Paradoxalement, on s’offusque que le jeune homme ne soit pas exclu de son lycée français. Il aurait peut-être fallu arriver à cette exclusion, pour préserver la jeune Louise qui doit vivre un calvaire moral et émotionnel dans l’enceinte scolaire. Et la diffusion des vidéos portant atteinte à sa dignité demeure une violence supplémentaire qu’il nous faut traiter socialement pour sensibiliser nos adolescents.
On se réjouit du mandat de dépôt concernant le jeune Souleymane SECK, l’arborant tel un trophée pour la cause des femmes. Il ne faut pas s’y tromper, c’est la démonstration d’une injustice dans son expression la plus entière. La justice sénégalaise à démontré son injustice !
Mandat de dépôt pour Souleymane SECK et contrôle judiciaire pour Ousmane SONKO : deux poids, deux mesures.
La justice, elle doit être équitable et exemplaire pour tous !
Justice pour Louise, il le faut encore une fois, et plus que jamais !
Cependant, ne réclamons pas justice dans l’injustice. Celle que nous commettons en alpaguant, en vilipendant Cheikh Yérim SECK qui n’est pas juridiquement responsable des agissements supposés de sa progéniture désormais majeure et pénalement responsable ses propres actes.
Au nom d’un passé que nous lui connaissons tous, Cheikh Yérim SECK, lui, a payé sa dette à la société sénégalaise, ce qui n’est pas encore le cas pour tout le monde dans ce pays, qu’on se le dise ! Des milliers d’hommes circulent librement alors qu’ils ont violé des femmes, des petites filles. Nous le savons, nous le voyons et nous nous taisons.
Il est utile de rappeler que tout criminel, qui qu’il soit à le droit à la réinsertion sociale une fois sa peine purgée, afin de retrouver sa citoyenneté. Cette citoyenneté à laquelle nous devons tenir plus que tout et en toutes circonstances.
Alors, foutons la paix à Cheikh Yérim SECK !
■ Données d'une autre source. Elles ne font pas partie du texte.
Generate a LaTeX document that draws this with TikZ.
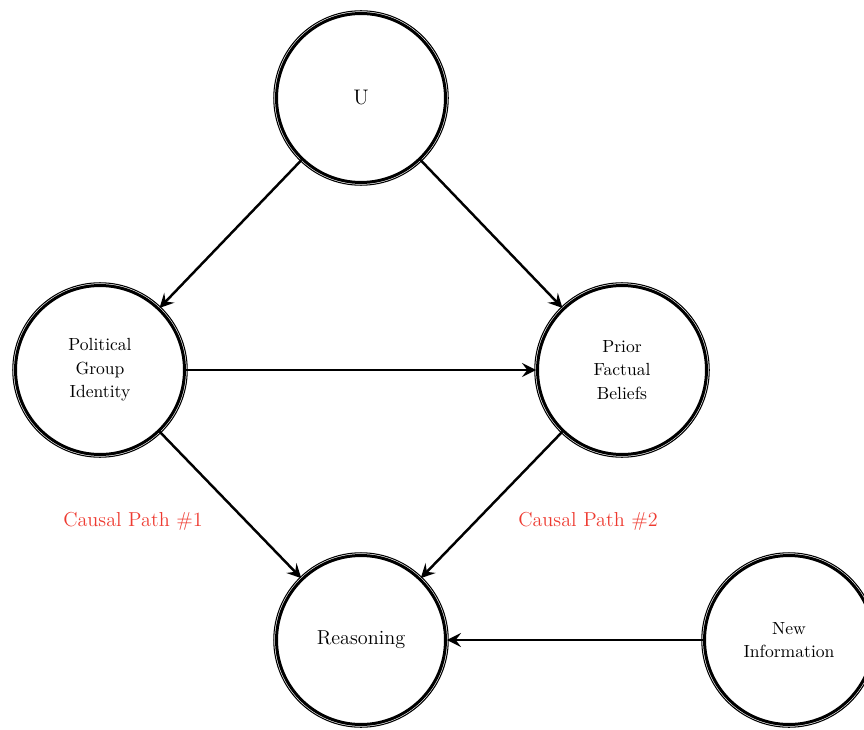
\documentclass[tikz,border=0pt]{standalone}
\usepackage{xcolor}
\usepackage{tikz}
\usetikzlibrary{arrows.meta}
\definecolor{pathred}{RGB}{238,58,48}

\begin{document}
\begin{tikzpicture}[x=0.02cm, y=-0.02cm,
		outring/.style = {circle, draw, line width=0.6pt, inner sep=0pt, minimum size=3.49cm},
		var/.style = {circle, draw, line width=1.7pt, align=center, minimum size=3.38cm,
			font=\fontsize{10}{13.4}\selectfont, label={[outring]center:}}]
				\useasboundingbox (0,0) rectangle (864,729);
				% variables
				\node[var] (U) at (361,98) {\fontsize{12}{14}\selectfont U};
				\node[var] (PG) at (100,370) {Political\\Group\\Identity};
				\node[var] (PF) at (622,370) {Prior\\Factual\\Beliefs};
				\node[var] (R) at (361,640) {\fontsize{11.5}{14}\selectfont Reasoning};
				\node[var] (NI) at (789,640) {New\\Information};
				\begin{scope}[every node/.style = {text=pathred, font=\fontsize{11.5}{14}\selectfont}]
					\node (CP1) at (133,521) {Causal Path \#1};
					\node (CP2) at (588,521) {Causal Path \#2};
				\end{scope}
				\begin{scope}[>={Stealth[black, length=8pt, width=8pt, inset=3pt]},
						every edge/.style={draw=black, line width=1.4pt}]
					\path [->] (U) edge (PG);
					\path [->] (U) edge (PF);
					\path [->] (PG) edge (PF);
					\path [->] (PG) edge (R);
					\path [->] (PF) edge (R);
					\path [->] (NI) edge (R);
				\end{scope}
			\end{tikzpicture}
\end{document}
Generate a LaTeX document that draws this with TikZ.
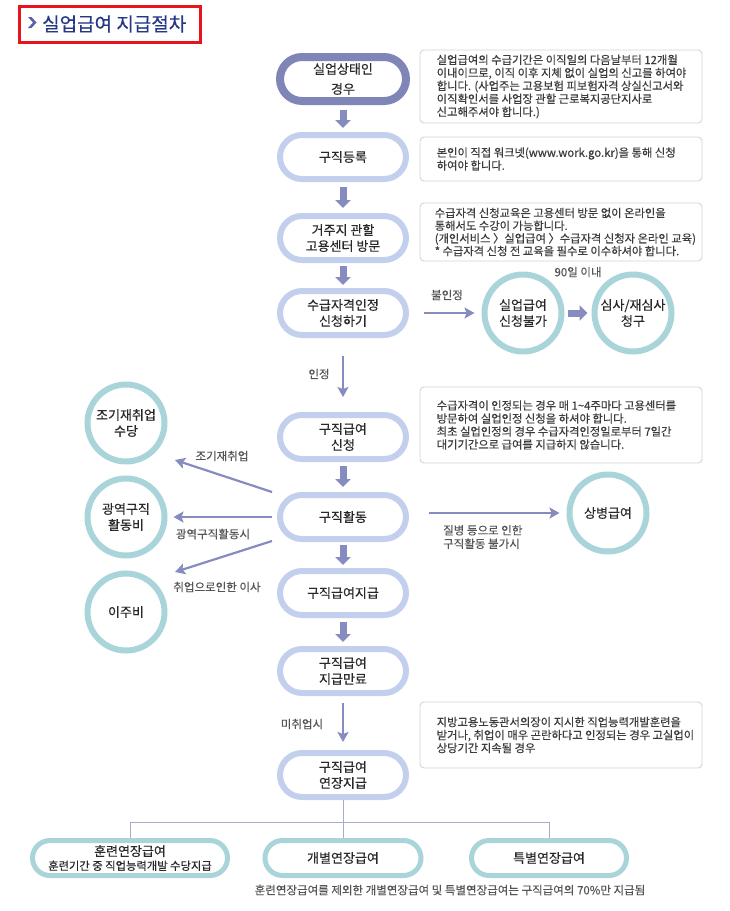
\documentclass[tikz,border=0pt]{standalone}
\usepackage{fontspec}
\setmainfont{Noto Sans CJK KR}[FakeBold=0.3]
\usetikzlibrary{arrows.meta,calc}
\definecolor{navy}{RGB}{38,55,135}
\definecolor{chev}{RGB}{88,96,168}
\definecolor{titred}{RGB}{232,20,28}
\definecolor{darkbd}{RGB}{128,133,184}
\definecolor{lightbd}{RGB}{194,208,238}
\definecolor{arrowc}{RGB}{135,140,192}
\definecolor{tealc}{RGB}{168,212,218}
\definecolor{boxbd}{RGB}{212,212,212}
\definecolor{txt}{RGB}{40,40,40}
\definecolor{desc}{RGB}{60,60,60}
\definecolor{lbl}{RGB}{85,85,85}
\definecolor{treec}{RGB}{165,172,205}
\begin{document}
\begin{tikzpicture}[x=1pt,y=-1pt,
  stepbox/.style={draw=lightbd, line width=6pt, rounded corners=22pt, minimum width=126pt, minimum height=44pt, fill=white, align=center, inner sep=0pt, font=\fontsize{13}{16}\selectfont, text=txt},
  circbox/.style={circle, draw=tealc, line width=6pt, minimum size=77pt, fill=white, align=center, inner sep=0pt, font=\fontsize{13}{16}\selectfont, text=txt},
  botbox/.style={draw=tealc, line width=5pt, rounded corners=17.5pt, minimum height=35pt, fill=white, align=center, inner sep=0pt, font=\fontsize{13}{15}\selectfont, text=txt},
  descbox/.style={draw=boxbd, line width=0.9pt, rounded corners=4pt, minimum width=282pt, fill=white},
  desctext/.style={anchor=west, align=left, inner sep=0pt, font=\fontsize{11.3}{13}\selectfont, text=desc},
  lbltext/.style={inner sep=0pt, font=\fontsize{11.5}{13}\selectfont, text=lbl},
  thickarrow/.style={draw=arrowc, line width=7pt, -{Triangle[length=8pt,width=15pt]}},
  thinarrow/.style={draw=arrowc, line width=2.2pt, -{Stealth[length=10pt,width=11pt,inset=2pt]}},
  treeline/.style={draw=treec, line width=1pt}
]
\useasboundingbox (0,0) rectangle (730,911);
% title
\draw[titred, line width=3pt] (19.5,6.5) rectangle (200.5,42.5);
\fill[chev] (28,17)--(31.5,17)--(36.5,22.5)--(31.5,28)--(28,28)--(33,22.5)--cycle;
\node[anchor=west, inner sep=0pt, font=\fontsize{19}{22}\selectfont, text=navy] (title) at (42,24) {실업급여 지급절차};

% main column
\node[stepbox, draw=darkbd, line width=8pt] (n1) at (343,79) {실업상태인\\[4pt]경우};
\node[stepbox] (n2) at (343,157) {구직등록};
\node[stepbox] (n3) at (343,238) {거주지 관할\\고용센터 방문};
\node[stepbox] (n4) at (343,313) {수급자격인정\\신청하기};
\node[stepbox] (n5) at (343,437) {구직급여\\신청};
\node[stepbox] (n6) at (343,517) {구직활동};
\node[stepbox] (n7) at (343,593) {구직급여지급};
\node[stepbox] (n8) at (343,671) {구직급여\\지급만료};
\node[stepbox] (n9) at (343,775) {구직급여\\연장지급};

\draw[thickarrow] ($(n1.south)+(0,5)$) -- ($(n2.north)+(0,-4)$);
\draw[thickarrow] ($(n2.south)+(0,5)$) -- ($(n3.north)+(0,-5)$);
\draw[thickarrow] ($(n3.south)+(0,3)$) -- ($(n4.north)+(0,-3)$);
\draw[thinarrow] ($(n4.south)+(0,18)$) -- ($(n5.north)+(0,-15)$);
\draw[thickarrow] ($(n5.south)+(0,4)$) -- ($(n6.north)+(0,-5)$);
\draw[thickarrow] ($(n6.south)+(0,3)$) -- ($(n7.north)+(0,-3)$);
\draw[thickarrow] ($(n7.south)+(0,4)$) -- ($(n8.north)+(0,-4)$);
\draw[thinarrow] ($(n8.south)+(0,7)$) -- ($(n9.north)+(0,-8)$);

\node[lbltext] (linj) at (319,374) {인정};
\node[lbltext] (lmi) at (302,724) {미취업시};

% description boxes
\node[descbox, minimum height=73pt] (d1) at (561,86.5) {};
\node[desctext] (d1t) at ($(d1.west)+(17,0)$) {실업급여의 수급기간은 이직일의 다음날부터 12개월\\이내이므로, 이직 이후 지체 없이 실업의 신고를 하여야\\합니다. (사업주는 고용보험 피보험자격 상실신고서와\\이직확인서를 사업장 관할 근로복지공단지사로\\신고해주셔야 합니다.)};
\node[descbox, minimum height=44pt] (d2) at (561,159) {};
\node[desctext] (d2t) at ($(d2.west)+(17,0)$) {본인이 직접 워크넷(www.work.go.kr)을 통해 신청\\하여야 합니다.};
\node[descbox, minimum height=58pt] (d3) at (561,232) {};
\node[desctext, font=\fontsize{11.3}{12.7}\selectfont] (d3t) at ($(d3.west)+(15,0)$) {수급자격 신청교육은 고용센터 방문 없이 온라인을\\통해서도 수강이 가능합니다.\\(개인서비스 〉실업급여 〉수급자격 신청자 온라인 교육)\\* 수급자격 신청 전 교육을 필수로 이수하셔야 합니다.};
\node[descbox, minimum height=76pt] (d4) at (561,425) {};
\node[desctext] (d4t) at ($(d4.west)+(17,0)$) {수급자격이 인정되는 경우 매 1\textasciitilde4주마다 고용센터를\\방문하여 실업인정 신청을 하셔야 합니다.\\최초 실업인정의 경우 수급자격인정일로부터 7일간\\대기기간으로 급여를 지급하지 않습니다.};
\node[descbox, minimum height=66pt] (d5) at (561,735) {};
\node[desctext] (d5t) at ($(d5.west)+(17,0)$) {지방고용노동관서의장이 지시한 직업능력개발훈련을\\받거나, 취업이 매우 곤란하다고 인정되는 경우 고실업이\\상당기간 지속될 경우};

% rejection branch
\node[circbox] (c4) at (523,313) {실업급여\\신청불가};
\node[circbox] (c5) at (633,313) {심사/재심사\\청구};
\draw[thinarrow] ($(n4.east)+(15,0)$) -- ($(c4.west)+(-7,0)$);
\draw[thickarrow] ($(c4.east)+(3,0)$) -- ($(c5.west)+(-4,0)$);
\node[lbltext] (lbul) at (447,295) {불인정};
\node[lbltext] (l90) at (578,272) {90일 이내};

% left circles
\node[circbox] (c1) at (126,423) {조기재취업\\수당};
\node[circbox] (c2) at (126,517) {광역구직\\활동비};
\node[circbox] (c3) at (126,612) {이주비};
\coordinate (e1) at (175,460);
\coordinate (e3) at (175,572);
\draw[thinarrow] ($(n6.west)+(-5,-25)$) -- (e1);
\draw[thinarrow] ($(n6.west)+(-5,0)$) -- ($(c2.east)+(6,0)$);
\draw[thinarrow] ($(n6.west)+(-5,24)$) -- (e3);
\node[lbltext] (ljo) at (222,456) {조기재취업};
\node[lbltext] (lgw) at (213,534) {광역구직활동시};
\node[lbltext] (lis) at (217,587) {취업으로인한 이사};

% sickness
\node[circbox] (c6) at (608,513) {상병급여};
\draw[thinarrow] ($(n6.east)+(20,-4)$) -- ($(c6.west)+(-7,0)$);
\node[lbltext, anchor=west, align=left, font=\fontsize{11.5}{13.5}\selectfont] (lsick) at (443,537) {질병 등으로 인한\\구직활동 불가시};

% bottom
\node[botbox, minimum width=195pt, font=\fontsize{13}{14}\selectfont] (b1) at (130,858) {훈련연장급여\\{\fontsize{11.3}{12}\selectfont 훈련기간 중 직업능력개발 수당지급}};
\node[botbox, minimum width=156pt] (b2) at (343,858) {개별연장급여};
\node[botbox, minimum width=155pt] (b3) at (549,858) {특별연장급여};
\coordinate (j) at (343,822);
\draw[treeline] (n9.south) -- (b2.north);
\draw[treeline] (b1.north) |- (j) -| (b3.north);
\node[lbltext, font=\fontsize{11.5}{12}\selectfont] (foot) at (450,890) {훈련연장급여를 제외한 개별연장급여 및 특별연장급여는 구직급여의 70\%만 지급됨};
\end{tikzpicture}
\end{document}
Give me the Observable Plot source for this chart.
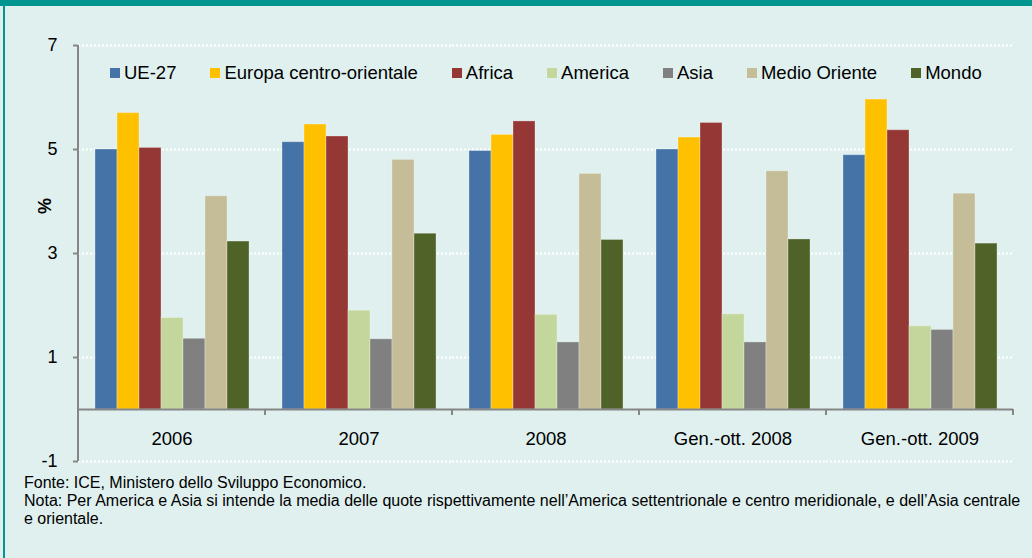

Encore une fois, ne faisons pas d’amalgames et ne demandons pas plus de sévérité et d’exemplarité pour Souleymane SECK qui demeure présumé innocent pour le viol, quand une réalité bien plus violente est présente à l’assemblée nationale de notre pays.
La culture du viol démontre malheureusement sa forte présence au sein de notre société, et son symbole fort qui se pavane à l’assemblée nationale, en demeure le signal le plus ahurissant, le plus effarant.
Soyons juste dans nos combats et luttons ensemble avec la même énergie, peu importe la personne mise en cause dans une affaire de viol ou de violences sexuelles.
Que Souleymane SECK réponde à la justice pour les accusations de viol sur Louise, mineure de 15 ans, sans aucune complaisance par rapport à son père. Qu’il soit puni pour le non-respect de la dignité, de l’atteinte à la vie privée commise sur Louise.
Que Cheikh Yérim SECK défende son fils de toutes ses forces et qu’il l’accompagne comme tout parent le ferait en de pareilles circonstances. C’est une obligation et un droit pour lui.
Que chacun d’entre nous agisse avec discernement et objectivité, et que le combat pour une justice pour toutes les femmes du Sénégal face aux violences et aux viols reste juste, entier, collectif, permanent et non sélectif.